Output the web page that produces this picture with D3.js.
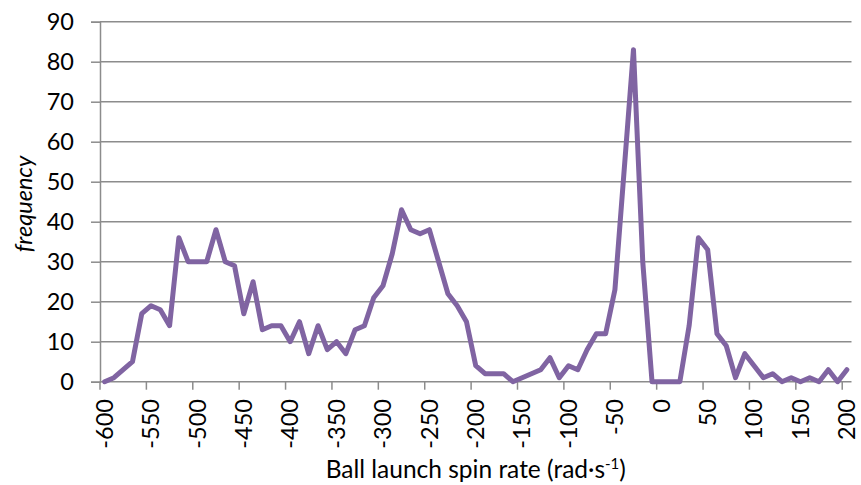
<!DOCTYPE html>
<html>
<head>
<meta charset="utf-8">
<script src="https://cdn.jsdelivr.net/npm/d3@7"></script>
<style>
  html, body { margin: 0; padding: 0; background: #fff; }
  svg { display: block; }
  text { font-family: Lato, "Open Sans", sans-serif; fill: #000; }
</style>
</head>
<body>
<svg id="chart" width="861" height="485"></svg>
<script>
// Spin-rate bins (rad·s⁻¹), one category every 10 units
const spinRates = [
  -600, -590, -580, -570, -560, -550, -540, -530, -520, -510,
  -500, -490, -480, -470, -460, -450, -440, -430, -420, -410,
  -400, -390, -380, -370, -360, -350, -340, -330, -320, -310,
  -300, -290, -280, -270, -260, -250, -240, -230, -220, -210,
  -200, -190, -180, -170, -160, -150, -140, -130, -120, -110,
  -100, -90, -80, -70, -60, -50, -40, -30, -20, -10,
  0, 10, 20, 30, 40, 50, 60, 70, 80, 90,
  100, 110, 120, 130, 140, 150, 160, 170, 180, 190,
  200
];

// Count of launches falling into each bin
const frequency = [
  0, 1, 3, 5, 17, 19, 18, 14, 36, 30,
  30, 30, 38, 30, 29, 17, 25, 13, 14, 14,
  10, 15, 7, 14, 8, 10, 7, 13, 14, 21,
  24, 32, 43, 38, 37, 38, 30, 22, 19, 15,
  4, 2, 2, 2, 0, 1, 2, 3, 6, 1,
  4, 3, 8, 12, 12, 23, 53, 83, 30, 0,
  0, 0, 0, 14, 36, 33, 12, 9, 1, 7,
  4, 1, 2, 0, 1, 0, 1, 0, 3, 0,
  3
];

// Category labels shown along the x axis
const xTickLabels = [-600, -550, -500, -450, -400, -350, -300, -250, -200,
                     -150, -100, -50, 0, 50, 100, 150, 200];
const yTicks = [0, 10, 20, 30, 40, 50, 60, 70, 80, 90];

const plot = { left: 100, right: 851.5, top: 21.7, bottom: 381.7 };
const gridColor = "#8c8c8c";
const lineColor = "#8064a2";
const labelSize = 23.5;

const svg = d3.select("#chart");

const x = d3.scaleBand()
  .domain(spinRates)
  .range([plot.left, plot.right])
  .padding(0);

const y = d3.scaleLinear()
  .domain([0, 90])
  .range([plot.bottom, plot.top]);

// Horizontal gridlines
svg.append("g")
  .selectAll("line")
  .data(yTicks.filter(d => d > 0))
  .join("line")
  .attr("x1", plot.left)
  .attr("x2", plot.right)
  .attr("y1", d => y(d))
  .attr("y2", d => y(d))
  .attr("stroke", gridColor)
  .attr("stroke-width", 1.5);

// Y axis: line, outward ticks, labels
const yAxis = d3.axisLeft(y)
  .tickValues(yTicks)
  .tickSize(9)
  .tickPadding(17)
  .tickFormat(d3.format("d"));

const gy = svg.append("g")
  .attr("transform", `translate(${plot.left},0)`)
  .call(yAxis);
gy.select(".domain").attr("stroke", gridColor).attr("stroke-width", 1.5);
gy.selectAll(".tick line").attr("stroke", gridColor).attr("stroke-width", 1.5);
gy.selectAll(".tick text")
  .attr("font-size", labelSize)
  .attr("font-family", "Lato, 'Open Sans', sans-serif")
  .attr("fill", "#000");

// X axis: ticks sit on category boundaries every 5 bins
const gx = svg.append("g");
gx.append("line")
  .attr("x1", plot.left)
  .attr("x2", plot.right)
  .attr("y1", plot.bottom)
  .attr("y2", plot.bottom)
  .attr("stroke", gridColor)
  .attr("stroke-width", 1.5);

gx.selectAll("line.tick")
  .data(xTickLabels)
  .join("line")
  .attr("class", "tick")
  .attr("x1", d => x(d))
  .attr("x2", d => x(d))
  .attr("y1", plot.bottom)
  .attr("y2", plot.bottom + 8)
  .attr("stroke", gridColor)
  .attr("stroke-width", 1.5);

gx.selectAll("text")
  .data(xTickLabels)
  .join("text")
  .attr("transform", d => `translate(${x(d) + x.bandwidth() / 2},399) rotate(-90)`)
  .attr("text-anchor", "end")
  .attr("dy", "0.35em")
  .attr("font-size", labelSize)
  .text(d => d);

// Data line
const line = d3.line()
  .x((d, i) => x(spinRates[i]) + x.bandwidth() / 2)
  .y(d => y(d));

svg.append("path")
  .datum(frequency)
  .attr("d", line)
  .attr("fill", "none")
  .attr("stroke", lineColor)
  .attr("stroke-width", 5)
  .attr("stroke-linejoin", "round")
  .attr("stroke-linecap", "round");

// Axis titles
svg.append("text")
  .attr("transform", `translate(32,204) rotate(-90)`)
  .attr("text-anchor", "middle")
  .attr("font-size", labelSize)
  .attr("font-style", "italic")
  .text("frequency");

const xTitle = svg.append("text")
  .attr("x", (plot.left + plot.right) / 2)
  .attr("y", 478)
  .attr("text-anchor", "middle")
  .attr("font-size", 24.5);
xTitle.append("tspan").text("Ball launch spin rate (rad·s");
xTitle.append("tspan").attr("font-size", 15).attr("dy", -9).text("-1");
xTitle.append("tspan").attr("dy", 9).text(")");
</script>
</body>
</html>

• TASK GOAL:
Take the listing above and restate it word for word, without its pictures.

• SOLUTION TO THE PROBLEM:
Output the web page that produces this picture with D3.js.
<!DOCTYPE html>
<html>
<head>
<meta charset="utf-8">
<script src="https://cdn.jsdelivr.net/npm/d3@7"></script>
<style>
  html, body { margin: 0; padding: 0; background: #fff; }
  svg { display: block; }
  text { font-family: Lato, "Open Sans", sans-serif; fill: #000; }
</style>
</head>
<body>
<svg id="chart" width="861" height="485"></svg>
<script>
// Spin-rate bins (rad·s⁻¹), one category every 10 units
const spinRates = [
  -600, -590, -580, -570, -560, -550, -540, -530, -520, -510,
  -500, -490, -480, -470, -460, -450, -440, -430, -420, -410,
  -400, -390, -380, -370, -360, -350, -340, -330, -320, -310,
  -300, -290, -280, -270, -260, -250, -240, -230, -220, -210,
  -200, -190, -180, -170, -160, -150, -140, -130, -120, -110,
  -100, -90, -80, -70, -60, -50, -40, -30, -20, -10,
  0, 10, 20, 30, 40, 50, 60, 70, 80, 90,
  100, 110, 120, 130, 140, 150, 160, 170, 180, 190,
  200
];

// Count of launches falling into each bin
const frequency = [
  0, 1, 3, 5, 17, 19, 18, 14, 36, 30,
  30, 30, 38, 30, 29, 17, 25, 13, 14, 14,
  10, 15, 7, 14, 8, 10, 7, 13, 14, 21,
  24, 32, 43, 38, 37, 38, 30, 22, 19, 15,
  4, 2, 2, 2, 0, 1, 2, 3, 6, 1,
  4, 3, 8, 12, 12, 23, 53, 83, 30, 0,
  0, 0, 0, 14, 36, 33, 12, 9, 1, 7,
  4, 1, 2, 0, 1, 0, 1, 0, 3, 0,
  3
];

// Category labels shown along the x axis
const xTickLabels = [-600, -550, -500, -450, -400, -350, -300, -250, -200,
                     -150, -100, -50, 0, 50, 100, 150, 200];
const yTicks = [0, 10, 20, 30, 40, 50, 60, 70, 80, 90];

const plot = { left: 100, right: 851.5, top: 21.7, bottom: 381.7 };
const gridColor = "#8c8c8c";
const lineColor = "#8064a2";
const labelSize = 23.5;

const svg = d3.select("#chart");

const x = d3.scaleBand()
  .domain(spinRates)
  .range([plot.left, plot.right])
  .padding(0);

const y = d3.scaleLinear()
  .domain([0, 90])
  .range([plot.bottom, plot.top]);

// Horizontal gridlines
svg.append("g")
  .selectAll("line")
  .data(yTicks.filter(d => d > 0))
  .join("line")
  .attr("x1", plot.left)
  .attr("x2", plot.right)
  .attr("y1", d => y(d))
  .attr("y2", d => y(d))
  .attr("stroke", gridColor)
  .attr("stroke-width", 1.5);

// Y axis: line, outward ticks, labels
const yAxis = d3.axisLeft(y)
  .tickValues(yTicks)
  .tickSize(9)
  .tickPadding(17)
  .tickFormat(d3.format("d"));

const gy = svg.append("g")
  .attr("transform", `translate(${plot.left},0)`)
  .call(yAxis);
gy.select(".domain").attr("stroke", gridColor).attr("stroke-width", 1.5);
gy.selectAll(".tick line").attr("stroke", gridColor).attr("stroke-width", 1.5);
gy.selectAll(".tick text")
  .attr("font-size", labelSize)
  .attr("font-family", "Lato, 'Open Sans', sans-serif")
  .attr("fill", "#000");

// X axis: ticks sit on category boundaries every 5 bins
const gx = svg.append("g");
gx.append("line")
  .attr("x1", plot.left)
  .attr("x2", plot.right)
  .attr("y1", plot.bottom)
  .attr("y2", plot.bottom)
  .attr("stroke", gridColor)
  .attr("stroke-width", 1.5);

gx.selectAll("line.tick")
  .data(xTickLabels)
  .join("line")
  .attr("class", "tick")
  .attr("x1", d => x(d))
  .attr("x2", d => x(d))
  .attr("y1", plot.bottom)
  .attr("y2", plot.bottom + 8)
  .attr("stroke", gridColor)
  .attr("stroke-width", 1.5);

gx.selectAll("text")
  .data(xTickLabels)
  .join("text")
  .attr("transform", d => `translate(${x(d) + x.bandwidth() / 2},399) rotate(-90)`)
  .attr("text-anchor", "end")
  .attr("dy", "0.35em")
  .attr("font-size", labelSize)
  .text(d => d);

// Data line
const line = d3.line()
  .x((d, i) => x(spinRates[i]) + x.bandwidth() / 2)
  .y(d => y(d));

svg.append("path")
  .datum(frequency)
  .attr("d", line)
  .attr("fill", "none")
  .attr("stroke", lineColor)
  .attr("stroke-width", 5)
  .attr("stroke-linejoin", "round")
  .attr("stroke-linecap", "round");

// Axis titles
svg.append("text")
  .attr("transform", `translate(32,204) rotate(-90)`)
  .attr("text-anchor", "middle")
  .attr("font-size", labelSize)
  .attr("font-style", "italic")
  .text("frequency");

const xTitle = svg.append("text")
  .attr("x", (plot.left + plot.right) / 2)
  .attr("y", 478)
  .attr("text-anchor", "middle")
  .attr("font-size", 24.5);
xTitle.append("tspan").text("Ball launch spin rate (rad·s");
xTitle.append("tspan").attr("font-size", 15).attr("dy", -9).text("-1");
xTitle.append("tspan").attr("dy", 9).text(")");
</script>
</body>
</html>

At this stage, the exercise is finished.